Diana Athill supo ganarse la muerte como una recompensa

Juan Forn

El gran Elías Canetti rechazaba la muerte. Literalmente. Creía que, si se lo proponía en serio, si enfrentaba el asunto con todo su ser, con toda la potencia de su personalidad, que era mucha, quizá lograra salirse con la suya. Salirse con la suya era no morir. Yo creo que Canetti fue una de las mentes supremas del siglo XX, pero en este aspecto tengo que coincidir con alguien mucho más pedestre que él, su anónima editora inglesa, una de mis damas preferidas en el reino de las letras, que dijo: “El señor Canetti puede rechazar la parca todo lo que quiera, pero dudo que sea recíproco”. Por esa clase de cosas, Diana Athill se ganaba al instante la confianza de sus autores o los perdía para siempre, y no fueron muchos los que perdió en sus cincuenta años de trabajo de hormiga en la editorial inglesa André Deutsch.
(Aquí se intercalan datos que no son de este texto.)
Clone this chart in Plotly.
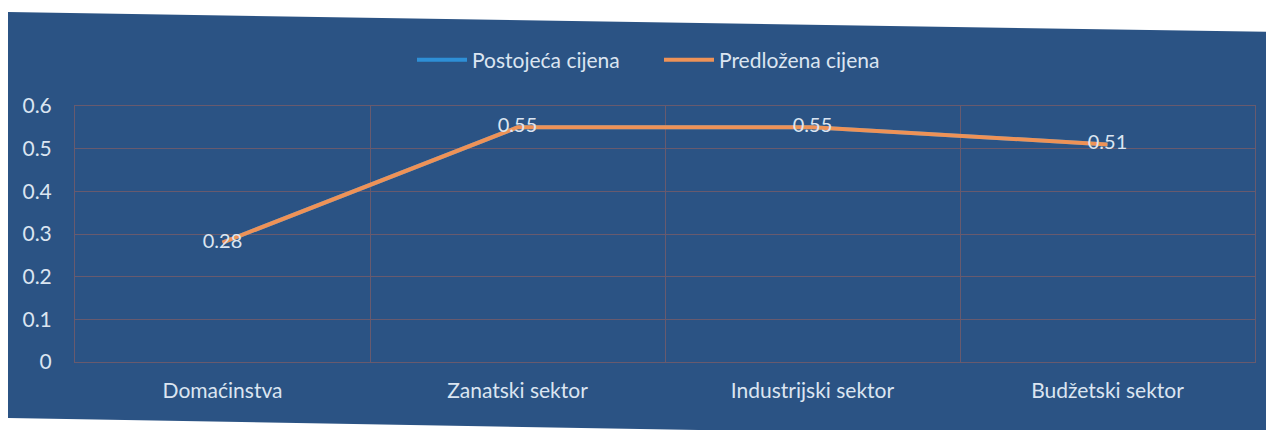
import plotly.graph_objects as go

categories = ["Domaćinstva", "Zanatski sektor", "Industrijski sektor", "Budžetski sektor"]
postojeca = [0.28, 0.55, 0.55, 0.51]
predlozena = [0.28, 0.55, 0.55, 0.51]
labels = ["0.28", "0.55", "0.55", "0.51"]
y_ticks = [0, 0.1, 0.2, 0.3, 0.4, 0.5, 0.6]

# page body has an 8px margin, so the figure is shifted by OFF
OFF = 8
W, H = 1274 - OFF, 430 - OFF
L, R, T, B = 75 - OFF, 19, 106 - OFF, 68

def px(x, y):
    # page pixel position -> paper coords
    x, y = x - OFF, y - OFF
    return (x - L) / (W - L - R), (H - B - y) / (H - T - B)

text_col = "#dbe5f1"
font = "Lato, 'Open Sans', sans-serif"
grid = "#685a6e"

fig = go.Figure()
fig.add_trace(go.Scatter(x=categories, y=postojeca, mode="lines",
                         name="Postojeća cijena",
                         line=dict(color="#2e8fd6", width=4)))
fig.add_trace(go.Scatter(x=categories, y=predlozena, mode="lines+text",
                         name="Predložena cijena", text=labels,
                         textposition="middle center",
                         textfont=dict(color=text_col, size=20, family=font),
                         line=dict(color="#ee9257", width=4)))

# blue scanned page area (slightly tilted)
corners = [px(8, 12), px(1274, 32), px(1274, 440), px(8, 418)]
path = "M " + " L ".join(f"{a},{b}" for a, b in corners) + " Z"

fig.update_layout(
    width=W, height=H,
    margin=dict(l=L, r=R, t=T, b=B, autoexpand=False),
    paper_bgcolor="white",
    plot_bgcolor="rgba(0,0,0,0)",
    font=dict(family=font, size=21, color=text_col),
    showlegend=True,
    legend=dict(orientation="h", x=px(412, 0)[0], xanchor="left",
                y=px(0, 60)[1], yanchor="middle",
                font=dict(size=21, color=text_col), bgcolor="rgba(0,0,0,0)",
                itemwidth=50, entrywidth=182, entrywidthmode="pixels"),
    shapes=[dict(type="path", xref="paper", yref="paper", path=path,
                 fillcolor="#2b5384", line=dict(width=0), layer="below")],
    xaxis=dict(type="category", range=[-0.5, 3.5], tickson="boundaries",
               showgrid=True, gridcolor=grid, gridwidth=1, showline=True,
               mirror=True, linecolor=grid, ticks="", ticklabelstandoff=10,
               tickfont=dict(size=21, color=text_col), zeroline=False,
               automargin=False),
    yaxis=dict(range=[0, 0.6], tickvals=y_ticks,
               ticktext=["0", "0.1", "0.2", "0.3", "0.4", "0.5", "0.6"],
               showgrid=True, gridcolor=grid, gridwidth=1, showline=True,
               mirror=True, linecolor=grid, ticks="", ticklabelstandoff=18,
               tickfont=dict(size=21, color=text_col), zeroline=False,
               automargin=False),
)

fig.write_html("out.html")
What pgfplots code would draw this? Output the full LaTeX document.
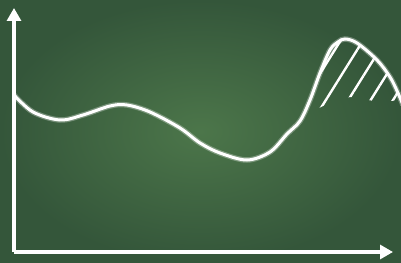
\documentclass[border=0pt]{standalone}
\usepackage{pgfplots}
\pgfplotsset{compat=1.18}
\usetikzlibrary{arrows.meta,patterns.meta}
\definecolor{boardin}{RGB}{76,118,74}
\definecolor{boardout}{RGB}{52,86,58}
\begin{document}
\begin{tikzpicture}
\clip (-14bp,-11bp) rectangle (387bp,252bp);
\shade[inner color=boardin, outer color=boardout] (-14bp,-11bp) rectangle (387bp,252bp);
\begin{axis}[
  scale only axis, width=379bp, height=244bp,
  xmin=14, xmax=393, ymin=11, ymax=255,
  axis lines=left, ticks=none, clip=false,
  axis line style={white, line width=3bp, -{Triangle[width=14bp,length=13bp]}},
]
\addplot[draw=none, pattern={Lines[angle=58,distance=19bp,line width=2.4bp]}, pattern color=white, forget plot] coordinates {
(303,147) (310,163) (320,190) (330,213) (338,221) (345,224) (357,220) (377,203) (390,186) (398,170) (401,163)
(380,161) (350,166) (323,157) (303,147)};
\addplot[white, opacity=0.3, line width=5.5bp, smooth, tension=0.55, forget plot] coordinates {
(14,168) (33,151) (60,143) (83,148) (110,157) (127,158) (150,151) (180,135) (200,120) (220,110) (247,103) (270,111) (287,129) (300,142) (310,163) (320,190) (330,213) (338,221) (345,224) (357,220) (377,203) (390,186) (398,170) (403,158)};
\addplot[white, line width=3bp, smooth, tension=0.55] coordinates {
(14,168) (33,151) (60,143) (83,148) (110,157) (127,158) (150,151) (180,135) (200,120) (220,110) (247,103) (270,111) (287,129) (300,142) (310,163) (320,190) (330,213) (338,221) (345,224) (357,220) (377,203) (390,186) (398,170) (403,158)};
\end{axis}
\end{tikzpicture}
\end{document}
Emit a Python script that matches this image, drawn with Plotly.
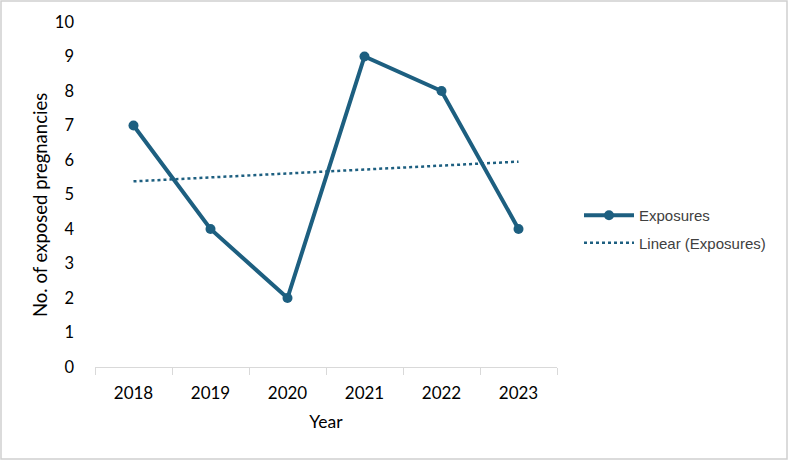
import numpy as np
import plotly.graph_objects as go

years = ["2018", "2019", "2020", "2021", "2022", "2023"]
exposures = [7, 4, 2, 9, 8, 4]

# Linear trendline (least squares fit on category index, like Excel)
idx = np.arange(len(years))
slope, intercept = np.polyfit(idx, exposures, 1)
trend = slope * idx + intercept

color = "#1d5f80"
fig = go.Figure()
fig.add_trace(go.Scatter(
    x=years, y=exposures, name="Exposures", mode="lines+markers",
    line=dict(color=color, width=4), marker=dict(size=10, color=color),
    legendgroup="a",
))
fig.add_trace(go.Scatter(
    x=years, y=trend, name="Linear (Exposures)", mode="lines",
    line=dict(color=color, width=2.5, dash="dot"),
    legendgroup="b",
))

W, H = 788, 460
L, R, T, B = 95, 231, 22, 93
pw, ph = W - L - R, H - T - B

fig.update_layout(
    width=W, height=H,
    margin=dict(l=L, r=R, t=T, b=B),
    paper_bgcolor="white", plot_bgcolor="white",
    font=dict(family="Lato, Open Sans, sans-serif", color="#000000"),
    showlegend=True,
    legend=dict(
        x=(579 - L) / pw, y=(H - B - 229) / ph, xanchor="left", yanchor="middle",
        font=dict(family="Liberation Sans, Arial, sans-serif", size=15, color="#404040"),
        tracegroupgap=5, itemwidth=50,
    ),
    xaxis=dict(
        type="category", range=[-0.5, len(years) - 0.5],
        showgrid=False, showline=True, linecolor="#d9d9d9", linewidth=1,
        ticks="outside", tickson="boundaries", ticklen=7, tickcolor="#d9d9d9",
        tickfont=dict(size=17), ticklabelstandoff=11,
        title=dict(text="Year", font=dict(size=17.5), standoff=13),
        zeroline=False,
    ),
    yaxis=dict(
        range=[0, 10], dtick=1, showgrid=False, showline=False, zeroline=False,
        ticks="", tickfont=dict(size=16.5), ticklabelstandoff=20,
    ),
    annotations=[dict(
        text="No. of exposed pregnancies", textangle=-90, showarrow=False,
        xref="paper", yref="paper",
        x=(40 - L) / pw, y=(H - B - 205) / ph, xanchor="center", yanchor="middle",
        font=dict(size=18.5),
    )],
    shapes=[dict(
        type="rect", xref="paper", yref="paper",
        x0=(1 - L) / pw, x1=(W - 1 - L) / pw,
        y0=-(B - 1) / ph, y1=1 + (T - 1) / ph,
        line=dict(color="#d0d0d0", width=1.5), layer="below",
    )],
)

fig.write_html(
    "out.html",
    config={"displayModeBar": False},
    post_script="document.body.style.margin='0';document.body.style.overflow='hidden';",
)
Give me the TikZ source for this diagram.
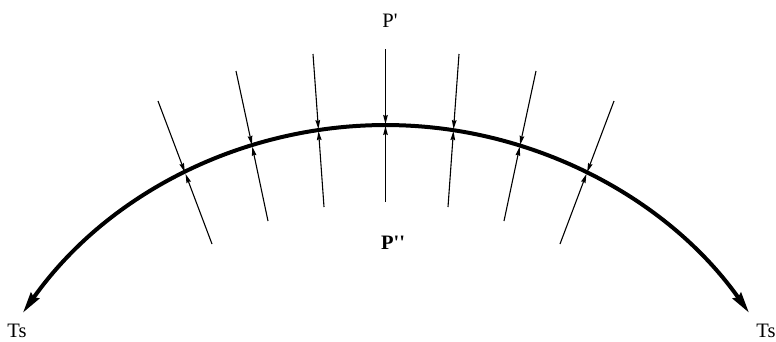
\documentclass[tikz,border=0pt]{standalone}
\usepackage{fontspec}
\newfontfamily\labfont{Liberation Serif}
\usetikzlibrary{arrows.meta}
\tikzset{
  beam/.style={line width=4pt, {Stealth[length=21pt,width=10pt,inset=2pt]}-{Stealth[length=21pt,width=10pt,inset=2pt]}},
  force/.style={line width=1.1pt, -{Stealth[length=9pt,width=4.6pt,inset=1pt]}, shorten >=1pt},
  lab/.style={font=\labfont\fontsize{20.5}{24}\selectfont, inner sep=0pt}
}
\begin{document}
\begin{tikzpicture}[x=1pt,y=-1pt]
\useasboundingbox (0,0) rectangle (776,341);
% arc
\draw[beam] (22.8,312.9) arc[start angle=215.3, end angle=324.7, radius=445];
% points on the curve
\coordinate (c1) at (185.2,173);
\coordinate (c2) at (252.1,145.8);
\coordinate (c3) at (318.5,130.1);
\coordinate (c4) at (385.5,125);
\coordinate (c5) at (453.5,130.1);
\coordinate (c6) at (519.9,145.8);
\coordinate (c7) at (586.8,173);
% top ends
\coordinate (t1) at (158,101);
\coordinate (t2) at (236,71);
\coordinate (t3) at (313,54);
\coordinate (t4) at (385.5,49);
\coordinate (t5) at (459,54);
\coordinate (t6) at (536,71);
\coordinate (t7) at (614,101);
% bottom ends
\coordinate (b1) at (212,244);
\coordinate (b2) at (268,221);
\coordinate (b3) at (324,207);
\coordinate (b4) at (385.5,202);
\coordinate (b5) at (448,207);
\coordinate (b6) at (504,221);
\coordinate (b7) at (560,244);
\foreach \i in {1,...,7}{
  \draw[force] (t\i) -- (c\i);
  \draw[force] (b\i) -- (c\i);
}
% labels
\node[lab] (pp) at (390,21) {P'};
\node[lab] (ppp) at (393,243) {\bfseries P''};
\node[lab] (tsl) at (17,331) {Ts};
\node[lab] (tsr) at (766,331) {Ts};
\end{tikzpicture}
\end{document}
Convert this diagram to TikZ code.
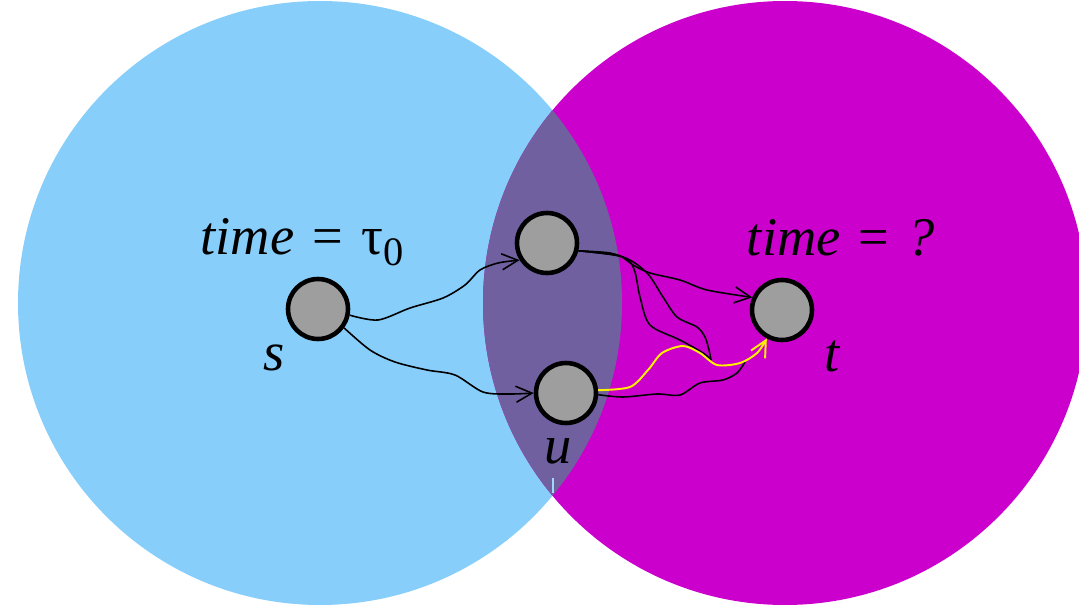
\documentclass[tikz,border=0pt]{standalone}
\usepackage{fontspec}
\setmainfont{Liberation Serif}
\usepackage{tikz}
\usetikzlibrary{arrows.meta}

\definecolor{leftblue}{HTML}{87CEFA}
\definecolor{rightmag}{HTML}{CC00CC}
\definecolor{lensviolet}{HTML}{7060A0}
\definecolor{vtxgray}{HTML}{9E9E9E}

\begin{document}
\begin{tikzpicture}[x=0.02cm,y=-0.02cm,>={Straight Barb[length=3.2mm,width=3.2mm]},
		vtx/.style={circle,draw=black,line width=2.6pt,fill=vtxgray,minimum size=1.2cm,inner sep=0pt},
		lbl/.style={font=\fontsize{31}{34}\selectfont},
		vlabel/.style={font=\fontsize{31}{34}\selectfont\itshape},
		wire/.style={black,line width=0.9pt},
		hot/.style={yellow,line width=1.1pt}]
			\useasboundingbox (0,0) rectangle (1079,605);
			\clip (0,0) rectangle (1079,605);
			\fill[leftblue] (320,303) circle (302);
			\fill[rightmag] (785,303) circle (302);
			\begin{scope}
				\clip (320,303) circle (302);
				\fill[lensviolet] (785,303) circle (302);
			\end{scope}
			\draw[leftblue!80!white,line width=0.6pt] (553,478) -- (553,493);
			\node[vtx] (s) at (318,309) {};
			\node[vtx] (v) at (547,243) {};
			\node[vtx] (u) at (566,393) {};
			\node[vtx] (t) at (782,310) {};
			\node[lbl] (tau) at (302,242) {\textit{time}\,\,=\,\,τ\raisebox{-0.45ex}{\fontsize{23}{26}\selectfont 0}};
			\node[lbl] (qm) at (841,238) {\textit{time}\,\,=\,\,\textit{?}};
			\node[vlabel] (sl) at (274,358) {s};
			\node[vlabel] (tl) at (832,356) {t};
			\node[vlabel] (ul) at (558,451) {u};
			\coordinate (m) at (711,360);
			\coordinate (m2) at (745,362);
			\draw[wire,->] plot[smooth] coordinates {(s.-11) (378,320) (410,308) (443,298) (465,285) (480,270) (498,263) (v.212)};
			\draw[wire,->] plot[smooth] coordinates {(s.-36) (370,350) (395,362) (427,370) (455,375) (483,392) (510,394) (u.180)};
			\draw[wire,->] plot[smooth] coordinates {(v.-14) (600,253) (620,256) (633,265) (650,273) (680,280) (707,290) (t.157)};
			\draw[wire] plot[smooth] coordinates {(v.-14) (610,253) (628,260) (635,272) (640,297) (650,325) (680,340) (703,353) (m)};
			\draw[wire] plot[smooth] coordinates {(v.-14) (623,257) (647,273) (663,297) (677,317) (697,327) (705,337) (709,350) (m)};
			\draw[wire] plot[smooth] coordinates {(u.-3) (623,397) (657,394) (680,395) (700,383) (723,380) (737,373) (m2)};
			\draw[hot,->] plot[smooth] coordinates {(u.5) (630,387) (648,370) (662,353) (683,346) (700,353) (717,365) (740,363) (757,353) (t.242)};
		\end{tikzpicture}
\end{document}
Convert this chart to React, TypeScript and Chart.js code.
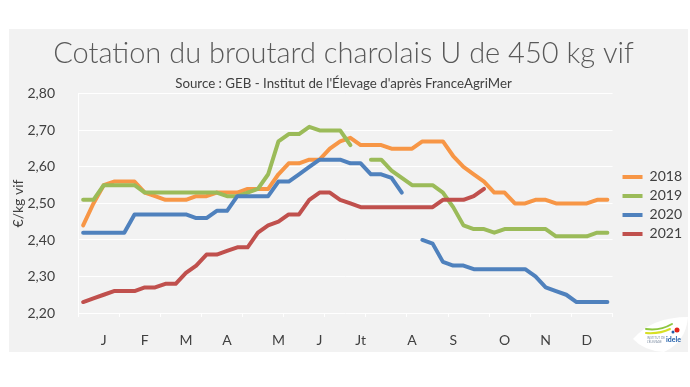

Curiosamente, la Athill estuvo más cerca de lograr el cometido de Canetti que el propio Canetti: a los setenta y cinco años, cuando la editorial se vendió y los nuevos dueños la fletaron a su casa, descubrió con júbilo que podía escribir, que sabía escribir (“Tiene que ver básicamente con el hecho de encontrar un ritmo, o tal vez descender hasta un nivel en que ese ritmo existe de manera autónoma”). Los cuatro libros que publicó, desde entonces hasta sus noventa y dos años, hicieron creer a unos cuantos que esa mujer había pasado de largo su propia muerte, o merecido una segunda vida insospechadamente plena en las postrimerías de su prolongada (y opaca, según ella misma) existencia inicial.